**Set task:**
Take each line containing "chart" and report it exactly as written.

**Records provided:**

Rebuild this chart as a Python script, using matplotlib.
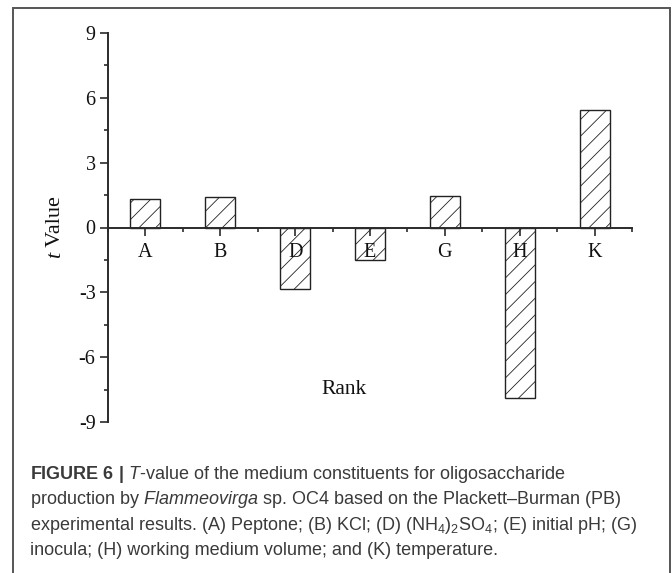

* * *

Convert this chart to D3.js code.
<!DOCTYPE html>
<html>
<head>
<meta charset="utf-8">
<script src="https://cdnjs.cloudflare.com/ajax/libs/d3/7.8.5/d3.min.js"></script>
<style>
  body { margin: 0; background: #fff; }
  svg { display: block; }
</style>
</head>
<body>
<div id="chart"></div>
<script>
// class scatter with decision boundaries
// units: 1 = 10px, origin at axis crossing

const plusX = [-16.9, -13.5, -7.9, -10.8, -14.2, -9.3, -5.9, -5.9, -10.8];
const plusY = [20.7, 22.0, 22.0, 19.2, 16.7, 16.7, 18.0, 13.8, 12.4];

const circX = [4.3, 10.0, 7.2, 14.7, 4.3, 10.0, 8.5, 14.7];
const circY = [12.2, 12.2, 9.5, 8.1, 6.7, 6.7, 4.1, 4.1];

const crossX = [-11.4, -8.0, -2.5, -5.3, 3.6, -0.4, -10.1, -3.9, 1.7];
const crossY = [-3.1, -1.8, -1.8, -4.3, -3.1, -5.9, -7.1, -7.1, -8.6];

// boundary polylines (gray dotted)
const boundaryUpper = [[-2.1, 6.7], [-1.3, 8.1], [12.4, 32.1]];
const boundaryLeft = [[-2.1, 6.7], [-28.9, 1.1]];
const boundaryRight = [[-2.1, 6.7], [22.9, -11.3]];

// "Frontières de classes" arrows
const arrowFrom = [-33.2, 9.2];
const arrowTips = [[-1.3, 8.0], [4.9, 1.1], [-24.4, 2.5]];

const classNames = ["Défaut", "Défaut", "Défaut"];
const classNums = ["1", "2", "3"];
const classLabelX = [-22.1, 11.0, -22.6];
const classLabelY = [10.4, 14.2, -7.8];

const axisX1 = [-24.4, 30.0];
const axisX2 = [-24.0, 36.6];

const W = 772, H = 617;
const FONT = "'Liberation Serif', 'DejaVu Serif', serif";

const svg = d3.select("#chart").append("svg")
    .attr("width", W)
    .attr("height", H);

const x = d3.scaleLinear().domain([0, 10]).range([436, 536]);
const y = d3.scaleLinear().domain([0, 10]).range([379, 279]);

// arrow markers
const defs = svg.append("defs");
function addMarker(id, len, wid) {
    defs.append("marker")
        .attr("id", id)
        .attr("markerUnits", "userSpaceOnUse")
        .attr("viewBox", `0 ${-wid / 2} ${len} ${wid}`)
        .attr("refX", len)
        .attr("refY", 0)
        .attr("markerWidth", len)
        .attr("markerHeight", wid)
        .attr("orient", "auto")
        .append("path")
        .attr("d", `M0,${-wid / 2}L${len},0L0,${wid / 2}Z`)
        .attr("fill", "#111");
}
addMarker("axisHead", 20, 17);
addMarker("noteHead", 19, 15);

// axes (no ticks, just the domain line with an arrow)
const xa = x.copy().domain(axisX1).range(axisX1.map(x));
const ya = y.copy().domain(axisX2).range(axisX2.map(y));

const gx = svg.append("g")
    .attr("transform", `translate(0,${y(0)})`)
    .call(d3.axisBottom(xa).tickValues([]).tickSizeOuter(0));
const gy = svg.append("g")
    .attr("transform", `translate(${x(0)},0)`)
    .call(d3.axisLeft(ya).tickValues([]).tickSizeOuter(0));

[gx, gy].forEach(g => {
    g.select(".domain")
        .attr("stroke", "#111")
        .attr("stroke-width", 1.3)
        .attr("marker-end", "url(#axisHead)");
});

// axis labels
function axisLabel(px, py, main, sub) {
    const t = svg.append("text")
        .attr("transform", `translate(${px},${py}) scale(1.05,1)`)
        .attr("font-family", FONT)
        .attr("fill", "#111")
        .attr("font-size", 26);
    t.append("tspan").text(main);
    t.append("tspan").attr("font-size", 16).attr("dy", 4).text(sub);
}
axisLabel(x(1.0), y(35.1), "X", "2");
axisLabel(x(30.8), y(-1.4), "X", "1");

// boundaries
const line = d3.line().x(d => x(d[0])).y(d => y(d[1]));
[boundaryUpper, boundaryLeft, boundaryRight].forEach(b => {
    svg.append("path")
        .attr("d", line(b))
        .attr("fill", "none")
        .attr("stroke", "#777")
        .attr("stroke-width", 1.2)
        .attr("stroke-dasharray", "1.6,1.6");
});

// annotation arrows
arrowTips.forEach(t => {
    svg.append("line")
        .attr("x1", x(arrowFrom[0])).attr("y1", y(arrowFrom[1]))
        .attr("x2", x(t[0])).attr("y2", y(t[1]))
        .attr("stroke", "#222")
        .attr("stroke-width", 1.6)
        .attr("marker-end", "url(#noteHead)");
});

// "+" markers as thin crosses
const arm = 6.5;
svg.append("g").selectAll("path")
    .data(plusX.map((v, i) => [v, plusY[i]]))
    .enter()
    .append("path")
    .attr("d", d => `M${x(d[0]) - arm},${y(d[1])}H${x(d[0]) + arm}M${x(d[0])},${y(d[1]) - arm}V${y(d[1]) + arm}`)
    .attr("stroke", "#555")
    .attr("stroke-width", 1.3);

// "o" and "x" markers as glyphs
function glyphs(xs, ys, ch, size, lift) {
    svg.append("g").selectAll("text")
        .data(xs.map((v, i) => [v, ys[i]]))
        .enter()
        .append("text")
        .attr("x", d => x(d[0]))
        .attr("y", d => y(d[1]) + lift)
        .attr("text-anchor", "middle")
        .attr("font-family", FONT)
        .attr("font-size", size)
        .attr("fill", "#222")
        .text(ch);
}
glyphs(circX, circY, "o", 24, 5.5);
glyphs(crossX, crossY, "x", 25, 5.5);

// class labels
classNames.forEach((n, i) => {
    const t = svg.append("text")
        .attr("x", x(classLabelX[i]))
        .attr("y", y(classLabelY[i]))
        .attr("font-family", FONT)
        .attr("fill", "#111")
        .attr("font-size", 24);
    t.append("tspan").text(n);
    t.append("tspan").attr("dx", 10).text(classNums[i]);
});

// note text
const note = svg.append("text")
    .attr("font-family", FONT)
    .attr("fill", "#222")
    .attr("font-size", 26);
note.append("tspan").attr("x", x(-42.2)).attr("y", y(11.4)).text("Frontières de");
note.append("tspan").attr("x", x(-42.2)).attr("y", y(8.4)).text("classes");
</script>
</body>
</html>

---

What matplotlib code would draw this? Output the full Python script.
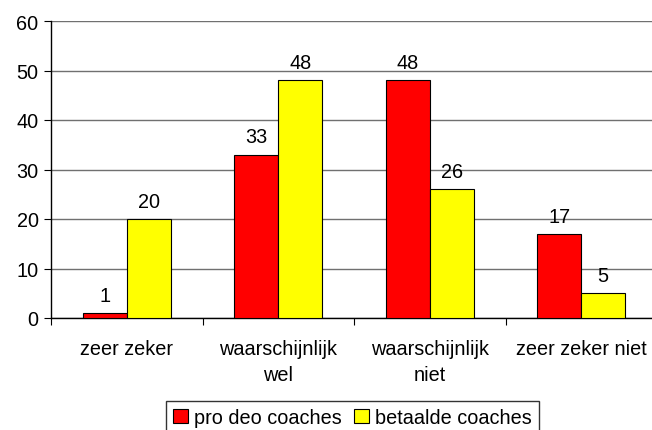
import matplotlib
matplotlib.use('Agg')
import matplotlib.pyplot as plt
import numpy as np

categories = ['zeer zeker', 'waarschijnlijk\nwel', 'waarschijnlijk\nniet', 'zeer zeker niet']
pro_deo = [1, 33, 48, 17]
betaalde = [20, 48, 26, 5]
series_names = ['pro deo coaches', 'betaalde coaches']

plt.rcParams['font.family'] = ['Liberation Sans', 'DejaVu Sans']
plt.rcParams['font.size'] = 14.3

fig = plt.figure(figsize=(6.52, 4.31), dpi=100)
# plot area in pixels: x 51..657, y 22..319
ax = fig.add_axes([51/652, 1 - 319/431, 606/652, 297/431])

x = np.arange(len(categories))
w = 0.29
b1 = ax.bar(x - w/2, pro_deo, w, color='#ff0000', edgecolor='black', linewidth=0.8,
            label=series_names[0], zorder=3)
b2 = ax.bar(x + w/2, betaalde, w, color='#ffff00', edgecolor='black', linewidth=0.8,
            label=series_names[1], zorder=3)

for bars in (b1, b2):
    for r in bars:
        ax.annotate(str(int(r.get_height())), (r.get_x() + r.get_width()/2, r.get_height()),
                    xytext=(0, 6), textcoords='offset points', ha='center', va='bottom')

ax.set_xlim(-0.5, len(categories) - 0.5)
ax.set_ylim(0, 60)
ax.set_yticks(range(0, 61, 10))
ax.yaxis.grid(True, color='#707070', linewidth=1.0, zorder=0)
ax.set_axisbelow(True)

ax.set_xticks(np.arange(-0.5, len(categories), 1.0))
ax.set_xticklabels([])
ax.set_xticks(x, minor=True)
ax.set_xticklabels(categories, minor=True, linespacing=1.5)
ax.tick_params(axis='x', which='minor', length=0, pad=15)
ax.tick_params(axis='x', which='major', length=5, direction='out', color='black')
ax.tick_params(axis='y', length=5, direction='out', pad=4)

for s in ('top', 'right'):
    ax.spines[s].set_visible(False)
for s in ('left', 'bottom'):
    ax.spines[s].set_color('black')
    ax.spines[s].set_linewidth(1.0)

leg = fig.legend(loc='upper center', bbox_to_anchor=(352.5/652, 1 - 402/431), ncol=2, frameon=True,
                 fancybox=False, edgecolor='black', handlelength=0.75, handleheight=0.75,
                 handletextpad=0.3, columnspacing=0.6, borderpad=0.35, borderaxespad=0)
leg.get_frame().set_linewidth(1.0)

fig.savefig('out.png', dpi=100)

**Exercise solution:**
Rebuild this chart as a Python script, using matplotlib.
Convert this chart to D3.js code.
<div id="chart"></div>
const svg = d3.select("#chart").append("svg")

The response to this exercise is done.